Al-Qur’an harus berfungsi sebagai sumber kehidupan, sebagai rujukan dari segala permasalahan umat, mengandung petunjuk-petunjuk bagi umat menusia. Ajaran-ajarannya begitu luas dan petunjuknya meliputi segala aspek kehidupan.

Membaca Al-Qur’an seharusnya diikuti dengan pemahaman dan analisis kritis. Hal ini seharusnya diusahakan oleh sietiap individu Muslim dalam menyikapi kita sucinya. Begitu pula dengan studi-studi Al-Qur’an hendaknya dilakukan secara keseimbangan. Mempelajari Al-Qur’an berarti membaca, memahami, menganalisis, dan mengungkap sunnah-sunnah Allah, termasuk juga pesan-pesan dan ketentuan Allah serta berbagai kebutuhan umat Islam untuk mengisi peranannya dalam peradaban dunia (Al-Ghazali, 1996;18). Dengan demikian, Al-Qur’an bertul-betul menjadi sumber petunjuk manusia dalam kehidupannya agar selamat didunia dan ahirat, Allah telah membentangkan dalam Al-Qur’an petunjuk-petunjuk dan ajaran-Nya untuk difahami dan dipedomi sebagai sumber pembinaan hukum dalam kehidupan manusia.

Orentalis H.A.R. Gibb pernah menulis bahwa "tidak ada seorangpun dalam seribu lima ratus tahun ini telah memainkan alat bernada nyaring dan menggetarkan jiwa menandingi yang dibaca oleh Muhammad (Al-Qur’an)" (Shihab, 2005:4). Demikian terpadu dalam Al-Qur’an keindahan bahasa, ketelitian, dan keseimbangannya, kedalamn maknanya dan kehebatan kesan yang ditimbulkannya.

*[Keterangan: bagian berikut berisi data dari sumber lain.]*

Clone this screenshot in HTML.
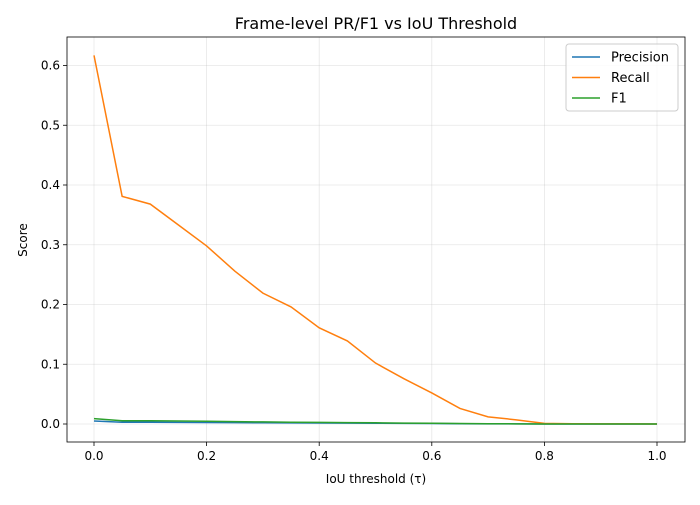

Ayat pertama yang turun kepada nabi Mahammad SAW. adalah perintah membaca (Iqro'):

"Bacalah dengan (menyebut) nama Tuhanmu yang menciptakan, Dia telah menciptakan manusia manusia dari alaq. Bacalah, dan Tuhanmulah yang paling Pemurah yang mengajar manusia dengan pena. Dia mengajarkan kepada manusiaapa yang belum diketahuinya (Q.S. Al-Alaq :96 : 1-5)

Iqra' berarti bacalah, telitilah, dalamilah, ketahuilah, bacalah alam, bacalah tanda-tanda zaman, dan lain sebagainya. Perintah iqro' mencakup segala sesuatu yang dapat dijangkaunya (Shihab, 2005: 5). Pengulangan peritah membaca dalam wahyu pertama ini bukan sekedar menunjukkan bahwa kecakapan membaca tidak diperoleh kecuali dengan mengulang-ulangi membacanya, tetapi juga untuk mengisyaratkan bahwa mengulang-ulang bacaan bismi robbika (dengan nama Tuhan) akan menghasilkan pengetahuan dan wawasan baru. Mengulang-ulang membaca ayat Al-Qur’an menimbulkan penafsiran baru, pengembangan gagasan, dan menambah kesejahteraan jiwa dan ketenangan batin. Ayat Al-Qur’an yang kita baca sekarang sedikitpun tidak berbeda dengan yang dibaca oleh Rasul dan generasi terdahulu, namun pemehaman, penemuan rahasianya, serta limpahan kesejahteraan-Nya terus berkembang.

Membaca dalam aneka maknanya adalah syarat pertama pengembangan ilmu pengetahuan dan membangun peradaban. Peradaban yang bertahan lama justru dimulai dari satu kitab. Peradaban Yunani dimulai dengan "Iliad" karya Homer pada abad ke-9 sebelum masehi, ia berahir dengan hadirnya kitab perjanjian baru. Peradaban Eropa dimulai dengan karya Newton (1641-1727) dan berahir dengan filsafat Hegel (1770-1831). Pengetahuan peradaban yang dirancang oleh Al-Qur’an adalah pengetahuan terpadu yang melibatkan akal dan hati (Shihab, 2005: 6).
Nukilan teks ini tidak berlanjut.